For a state that pins much pride on its education, Kerala seems to be on a regressive path, with legal battles being waged in the high court on its Plus-two policy and a number of universities and its heads embroiled in various kinds of controversies. The government cut a sorry figure this week when the court seemed to give precedence to proposals by a panel headed by director of higher secondary education over the recommendations of the cabinet sub-committee about the vexing issue of Plus-two batches and schools thereof. Sure, chief minister Oommen Chandy tried to put up a brave front and expressed displeasure over the court decision, asking what was the need of a democratic government if the court thought the HSE director’s should be the last word on the topic.

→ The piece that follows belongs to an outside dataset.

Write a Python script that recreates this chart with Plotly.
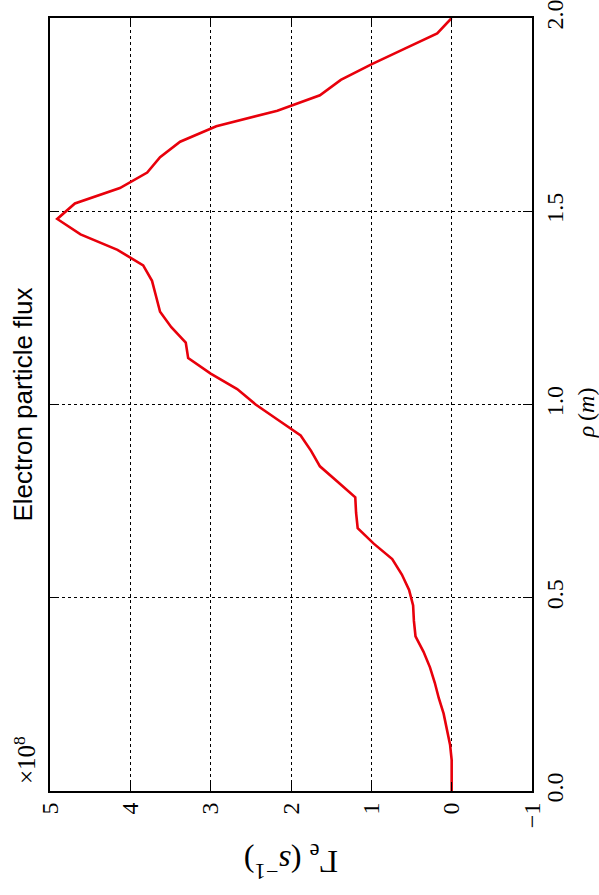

It is hard to digest this line of thought as even the assembly petitions committee had stated that the batches were allotted without any scientific study. Add to that the additional load of `235 crore a month on the exchequer and the stark picture is complete. Curiously, it was the Muslim Education Society that came first up with allegations of corruption in allotting new batches. This week, there were two separate incidents involving the top brass of two leading universities, underlining the woes that have beset the education sector.
On Monday, the vice chancellor and the Syndicate members of Calicut University came to blows during a meeting even as two syndicate members in Kochi, one of them a Congress MLA, got physical right in front of the chief minister’s room. While education has always had a political colour in the state, what is happening now transgresses all limits as the chief minister seems ready at every turn to accommodate all sorts of demands from the Muslim League, the second strongest ally in the UDF, which also handles the education portfolio. Clearly, it is time for Kerala to re-evaluate its priorities as recent happenings are not in sync with its goal of emerging a global brand in education by 2030.